--- start Data to process ---
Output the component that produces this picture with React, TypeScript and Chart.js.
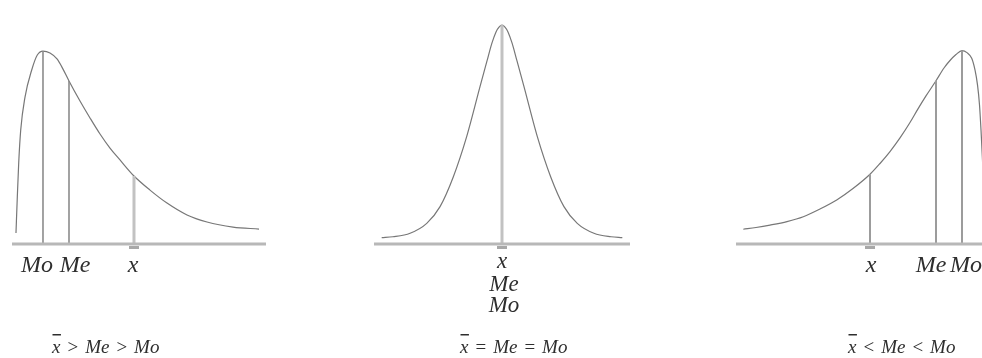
--- end Data to process ---
--- start Data to process ---
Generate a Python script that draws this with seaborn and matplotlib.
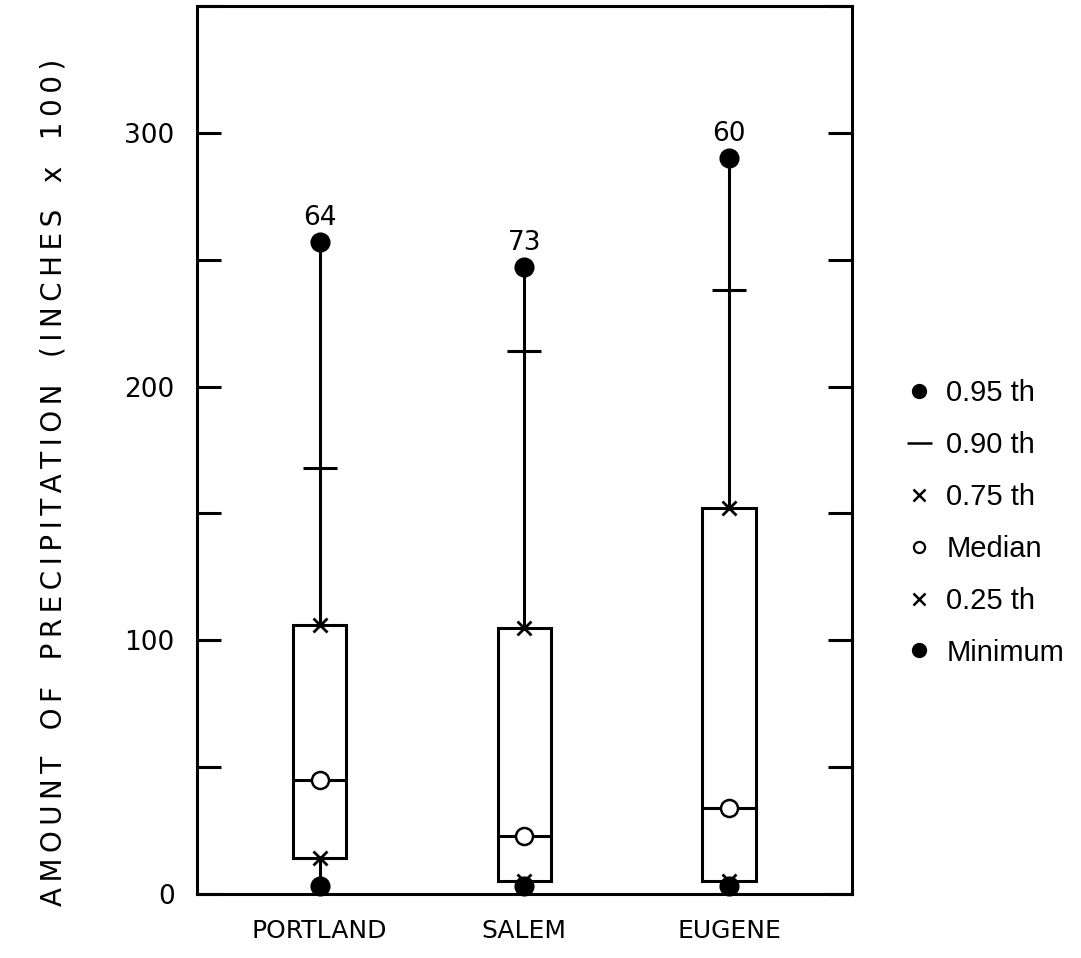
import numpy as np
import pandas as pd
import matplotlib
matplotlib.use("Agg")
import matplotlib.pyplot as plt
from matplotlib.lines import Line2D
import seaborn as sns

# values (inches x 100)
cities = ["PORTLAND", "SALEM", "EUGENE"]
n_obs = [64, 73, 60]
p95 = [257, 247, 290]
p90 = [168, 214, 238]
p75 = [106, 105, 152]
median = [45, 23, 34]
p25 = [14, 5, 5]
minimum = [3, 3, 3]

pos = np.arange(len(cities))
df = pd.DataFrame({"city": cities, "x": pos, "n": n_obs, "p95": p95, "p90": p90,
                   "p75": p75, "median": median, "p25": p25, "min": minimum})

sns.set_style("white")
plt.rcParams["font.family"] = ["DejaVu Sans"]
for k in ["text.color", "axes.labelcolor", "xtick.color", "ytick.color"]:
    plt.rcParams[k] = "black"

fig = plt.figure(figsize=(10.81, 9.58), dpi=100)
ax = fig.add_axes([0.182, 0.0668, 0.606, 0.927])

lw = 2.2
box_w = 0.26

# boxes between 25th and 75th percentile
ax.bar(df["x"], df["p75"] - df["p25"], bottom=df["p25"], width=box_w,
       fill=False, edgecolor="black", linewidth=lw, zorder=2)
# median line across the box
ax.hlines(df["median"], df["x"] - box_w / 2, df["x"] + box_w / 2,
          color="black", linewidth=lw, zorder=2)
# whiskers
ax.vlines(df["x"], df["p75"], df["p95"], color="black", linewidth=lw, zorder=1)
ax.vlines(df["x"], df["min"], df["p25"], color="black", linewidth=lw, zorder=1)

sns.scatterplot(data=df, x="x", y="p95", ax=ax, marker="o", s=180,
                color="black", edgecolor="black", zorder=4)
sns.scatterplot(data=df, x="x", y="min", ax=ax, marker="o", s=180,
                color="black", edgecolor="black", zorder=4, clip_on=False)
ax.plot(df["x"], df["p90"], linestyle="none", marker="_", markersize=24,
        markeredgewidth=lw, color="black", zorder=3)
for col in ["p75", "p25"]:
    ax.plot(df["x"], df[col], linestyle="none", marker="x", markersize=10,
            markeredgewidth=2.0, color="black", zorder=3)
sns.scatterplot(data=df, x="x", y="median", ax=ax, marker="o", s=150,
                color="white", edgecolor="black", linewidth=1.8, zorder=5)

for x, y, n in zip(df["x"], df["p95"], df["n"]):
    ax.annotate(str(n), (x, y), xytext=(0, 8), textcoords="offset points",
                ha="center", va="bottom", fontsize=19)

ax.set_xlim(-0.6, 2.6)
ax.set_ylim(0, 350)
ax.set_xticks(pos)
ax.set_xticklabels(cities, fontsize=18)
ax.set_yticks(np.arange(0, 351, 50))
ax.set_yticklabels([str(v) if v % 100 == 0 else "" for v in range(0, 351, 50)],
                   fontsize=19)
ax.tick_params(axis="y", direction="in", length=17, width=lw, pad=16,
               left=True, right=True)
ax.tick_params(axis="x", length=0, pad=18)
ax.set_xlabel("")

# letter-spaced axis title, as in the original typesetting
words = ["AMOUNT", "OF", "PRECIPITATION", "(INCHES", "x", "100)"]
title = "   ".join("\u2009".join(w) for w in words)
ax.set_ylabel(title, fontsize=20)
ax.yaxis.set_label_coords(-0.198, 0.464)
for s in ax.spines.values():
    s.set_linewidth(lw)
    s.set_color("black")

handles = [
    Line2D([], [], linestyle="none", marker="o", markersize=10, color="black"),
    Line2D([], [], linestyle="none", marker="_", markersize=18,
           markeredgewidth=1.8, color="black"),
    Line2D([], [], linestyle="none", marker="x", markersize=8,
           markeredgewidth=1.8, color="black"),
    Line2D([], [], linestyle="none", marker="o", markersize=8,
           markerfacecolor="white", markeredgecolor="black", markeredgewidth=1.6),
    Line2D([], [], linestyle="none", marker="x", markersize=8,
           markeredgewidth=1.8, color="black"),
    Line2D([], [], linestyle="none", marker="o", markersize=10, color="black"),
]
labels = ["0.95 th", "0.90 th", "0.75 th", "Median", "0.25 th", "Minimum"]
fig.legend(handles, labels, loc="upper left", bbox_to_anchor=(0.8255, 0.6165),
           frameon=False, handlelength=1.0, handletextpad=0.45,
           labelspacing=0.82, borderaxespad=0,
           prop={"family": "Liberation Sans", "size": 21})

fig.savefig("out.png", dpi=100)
--- end Data to process ---
--- start Data to process ---
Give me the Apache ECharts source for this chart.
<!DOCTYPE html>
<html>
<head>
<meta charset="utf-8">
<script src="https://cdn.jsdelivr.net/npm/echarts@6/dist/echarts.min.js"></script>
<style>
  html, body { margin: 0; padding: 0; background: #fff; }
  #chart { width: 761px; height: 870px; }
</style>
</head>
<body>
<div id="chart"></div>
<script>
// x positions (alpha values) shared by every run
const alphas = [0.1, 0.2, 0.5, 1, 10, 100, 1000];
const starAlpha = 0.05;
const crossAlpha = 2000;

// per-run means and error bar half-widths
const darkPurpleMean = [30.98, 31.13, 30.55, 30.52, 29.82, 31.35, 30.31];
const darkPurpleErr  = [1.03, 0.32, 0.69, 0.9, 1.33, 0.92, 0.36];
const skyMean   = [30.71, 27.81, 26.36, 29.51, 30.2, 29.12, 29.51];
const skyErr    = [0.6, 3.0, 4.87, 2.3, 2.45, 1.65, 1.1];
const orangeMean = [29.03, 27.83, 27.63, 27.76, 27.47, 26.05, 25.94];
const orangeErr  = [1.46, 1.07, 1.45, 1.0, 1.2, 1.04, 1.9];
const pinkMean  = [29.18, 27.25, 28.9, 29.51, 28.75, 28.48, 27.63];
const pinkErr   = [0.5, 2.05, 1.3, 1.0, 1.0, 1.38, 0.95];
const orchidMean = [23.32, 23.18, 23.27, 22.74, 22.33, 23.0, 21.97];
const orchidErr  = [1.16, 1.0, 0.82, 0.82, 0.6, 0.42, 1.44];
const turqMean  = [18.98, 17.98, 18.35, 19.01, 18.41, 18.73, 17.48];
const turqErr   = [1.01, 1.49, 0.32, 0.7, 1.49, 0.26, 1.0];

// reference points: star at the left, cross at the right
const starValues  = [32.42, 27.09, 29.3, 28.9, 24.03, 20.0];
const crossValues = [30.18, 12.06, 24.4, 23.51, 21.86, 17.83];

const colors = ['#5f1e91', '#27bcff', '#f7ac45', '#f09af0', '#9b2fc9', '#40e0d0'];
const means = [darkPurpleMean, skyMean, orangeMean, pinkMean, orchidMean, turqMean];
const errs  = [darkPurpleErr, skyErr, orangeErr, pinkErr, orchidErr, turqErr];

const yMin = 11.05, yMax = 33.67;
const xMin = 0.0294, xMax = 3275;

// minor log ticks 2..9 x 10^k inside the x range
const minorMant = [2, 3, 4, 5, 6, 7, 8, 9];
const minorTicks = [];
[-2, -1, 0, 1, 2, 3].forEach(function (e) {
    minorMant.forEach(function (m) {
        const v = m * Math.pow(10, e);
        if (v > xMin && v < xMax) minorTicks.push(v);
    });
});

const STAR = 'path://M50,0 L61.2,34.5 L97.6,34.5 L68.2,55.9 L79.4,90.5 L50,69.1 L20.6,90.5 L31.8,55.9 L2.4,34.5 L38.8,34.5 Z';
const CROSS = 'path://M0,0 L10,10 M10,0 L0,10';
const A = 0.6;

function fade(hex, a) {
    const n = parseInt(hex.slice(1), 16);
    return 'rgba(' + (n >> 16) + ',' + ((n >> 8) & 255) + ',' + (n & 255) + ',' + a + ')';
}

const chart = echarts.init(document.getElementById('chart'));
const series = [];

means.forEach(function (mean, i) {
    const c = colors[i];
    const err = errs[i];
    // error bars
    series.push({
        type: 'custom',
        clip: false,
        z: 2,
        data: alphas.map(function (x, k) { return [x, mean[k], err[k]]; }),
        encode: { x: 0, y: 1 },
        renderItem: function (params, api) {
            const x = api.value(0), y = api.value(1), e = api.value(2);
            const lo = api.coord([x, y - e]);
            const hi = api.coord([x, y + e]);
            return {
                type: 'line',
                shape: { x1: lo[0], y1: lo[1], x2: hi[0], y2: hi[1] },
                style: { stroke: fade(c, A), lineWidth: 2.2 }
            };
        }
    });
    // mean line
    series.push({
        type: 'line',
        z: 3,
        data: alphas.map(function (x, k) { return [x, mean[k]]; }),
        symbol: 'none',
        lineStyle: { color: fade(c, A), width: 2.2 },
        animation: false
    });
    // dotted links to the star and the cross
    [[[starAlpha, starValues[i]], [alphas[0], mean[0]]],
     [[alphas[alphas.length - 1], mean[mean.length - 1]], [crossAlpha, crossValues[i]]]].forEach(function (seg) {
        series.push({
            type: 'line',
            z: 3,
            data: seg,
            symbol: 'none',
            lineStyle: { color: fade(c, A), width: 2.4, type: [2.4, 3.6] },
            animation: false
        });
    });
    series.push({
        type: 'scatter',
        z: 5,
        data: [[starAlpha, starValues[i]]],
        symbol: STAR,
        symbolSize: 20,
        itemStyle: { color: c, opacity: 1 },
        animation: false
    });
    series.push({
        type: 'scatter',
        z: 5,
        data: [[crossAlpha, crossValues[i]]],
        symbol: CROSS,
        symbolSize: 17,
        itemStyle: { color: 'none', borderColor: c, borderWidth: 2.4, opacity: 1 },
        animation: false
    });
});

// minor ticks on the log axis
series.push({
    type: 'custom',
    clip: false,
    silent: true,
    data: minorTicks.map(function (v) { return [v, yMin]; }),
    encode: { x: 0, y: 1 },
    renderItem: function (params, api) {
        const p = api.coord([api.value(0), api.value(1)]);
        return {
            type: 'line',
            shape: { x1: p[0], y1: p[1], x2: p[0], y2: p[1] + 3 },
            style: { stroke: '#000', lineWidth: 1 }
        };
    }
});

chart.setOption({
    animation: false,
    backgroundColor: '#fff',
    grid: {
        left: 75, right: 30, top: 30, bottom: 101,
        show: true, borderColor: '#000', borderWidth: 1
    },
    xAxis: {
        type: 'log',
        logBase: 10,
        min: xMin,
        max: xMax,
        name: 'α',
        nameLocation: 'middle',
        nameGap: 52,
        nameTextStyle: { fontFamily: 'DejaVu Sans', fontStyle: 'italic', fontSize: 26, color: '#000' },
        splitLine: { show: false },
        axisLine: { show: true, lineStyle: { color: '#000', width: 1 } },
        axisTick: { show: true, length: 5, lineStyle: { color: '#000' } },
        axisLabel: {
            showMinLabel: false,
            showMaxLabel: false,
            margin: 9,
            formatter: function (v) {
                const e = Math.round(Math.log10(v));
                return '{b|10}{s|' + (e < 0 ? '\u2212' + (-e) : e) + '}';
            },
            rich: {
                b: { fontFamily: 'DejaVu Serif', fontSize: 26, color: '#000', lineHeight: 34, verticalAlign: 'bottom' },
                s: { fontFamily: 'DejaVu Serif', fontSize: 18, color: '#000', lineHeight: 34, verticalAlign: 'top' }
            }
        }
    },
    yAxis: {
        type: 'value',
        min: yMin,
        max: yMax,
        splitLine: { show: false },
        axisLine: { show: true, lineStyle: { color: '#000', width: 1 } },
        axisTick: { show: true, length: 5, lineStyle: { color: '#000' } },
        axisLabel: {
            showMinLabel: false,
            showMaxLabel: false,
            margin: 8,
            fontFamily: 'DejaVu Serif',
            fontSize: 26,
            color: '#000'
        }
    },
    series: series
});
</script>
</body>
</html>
--- end Data to process ---
Isolate each line of the listing above that includes "this". Copy it.

Output the component that produces this picture with React, TypeScript and Chart.js.
Generate a Python script that draws this with seaborn and matplotlib.
Give me the Apache ECharts source for this chart.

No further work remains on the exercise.